The absence of ‘Big Society’ from current headlines does not mean that transfer of risk away from the centre is no longer happening. With cash cuts and changes in local authority personnel rampant, in an increasingly competitive service delivery environment, the Compact is one of the few defences the third sector has – yet confidence is regularly undermined by consultation timetables which make a mockery of Compact guidelines.
Local authorities are bearing the brunt of spending cuts, the speed of which is leaving their staff and organisers of service-delivering charities dizzy. Relationships between commissioning officers and service providers, built up over years, shatter as Council personnel lose or shift their jobs. Nationwide, the cuts have had unpredictable, non-strategic impacts allowing Government to say ‘It was up to councils to decide their priorities’.
Yet this is a dip from which services will bounce back as the economy stabilises. We will see a change in the balance of devolved power as the fruits of localism take root. Cash going into the third sector by then is likely to be at a similar level to five or six years ago, though things will look very different.

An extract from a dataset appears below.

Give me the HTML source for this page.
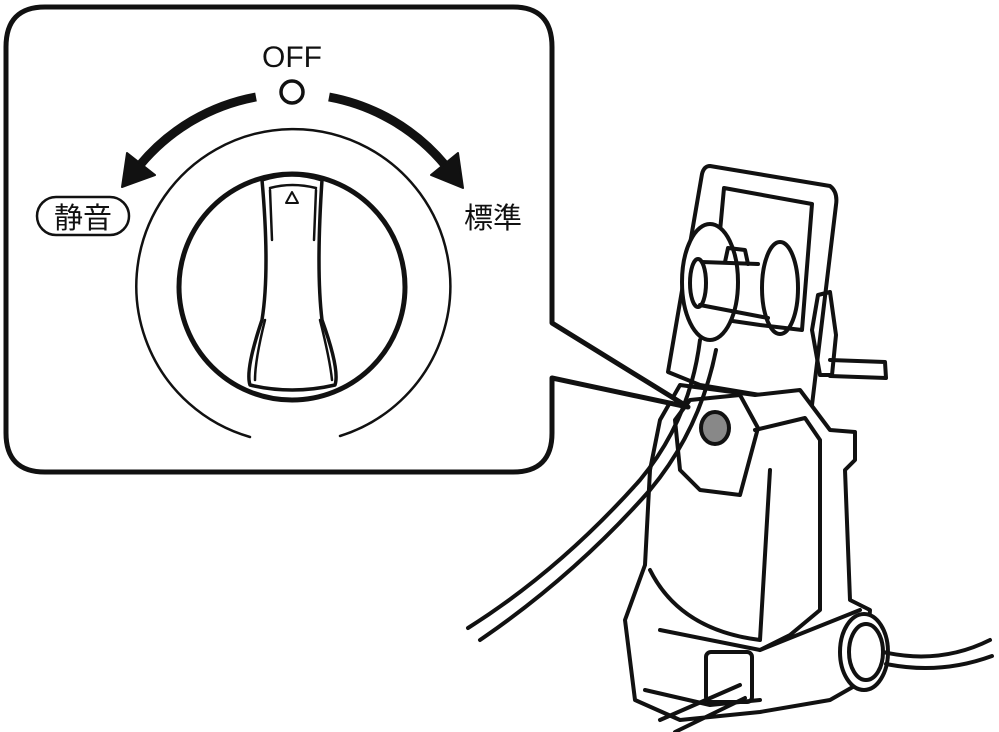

In future local authorities will be the principal coordinators of service provision. Their role will be to ensure standards, value for money and equity (especially for those in most need and the most isolated) and to ‘carry the can’. They will be the principal commissioners of services but will often be providers only where there is a lack of suitable quality or capacity available from elsewhere. Service delivery will be increasingly focused on the needs of individual users and localities, a ‘retail’ approach rather than ‘wholesale’. Service-providing partners will be from all sectors with increasing contributions from consortia of smaller charities, private / third sector partnerships, social enterprises and mutuals, especially in-house employee mutuals. Organisations who mentor or increase the capacity of charities and voluntary organisations will be needed and will flourish.
The 2010 Compact was compact indeed compared to its predecessor; memoranda of agreement between future councils and charities will be longer. Service level agreements will take on contractual status, KPIs will move to centre stage and innovative ways will emerge to relieve charities of the high risk endemic in Payment By Results contracts. Commissioning guidelines, such as those developed by DWP, will need to be revisited – any assessment which suggests that the current Work Programme is either fair to charities or sustainable clearly fails.
From next year the Social Value Act will ensure that those local authorities who wish to be explicit about the public benefit of their contracts will be able to pursue best practice; whilst those who do not so wish may merely note the possibility.
One lesson we must learn is that any contract is only as good as its weakest clause. A council which is not committed to justice, equity and community capacity building will not tie itself tightly enough to the spirit of that contract; a private sector operator which prioritises base values external to those of a partnership to which they are supposed to be committed will avoid such ties like the plague. A private/third sector Compact is ever more necessary.
It will be a cost-cutting, nit picking, book-driven environment for a while. There will be failures. Regulation will be imperfect. Whether we like it or not we are in a state of transition and the public service ethos of the future will be different to that of the past. Only by keeping our nerve, choosing our partners carefully and making Compacts and other agreements truly address the needs of service beneficiaries will we ensure that the future ethos of public service is better than the sometimes grey one of the past.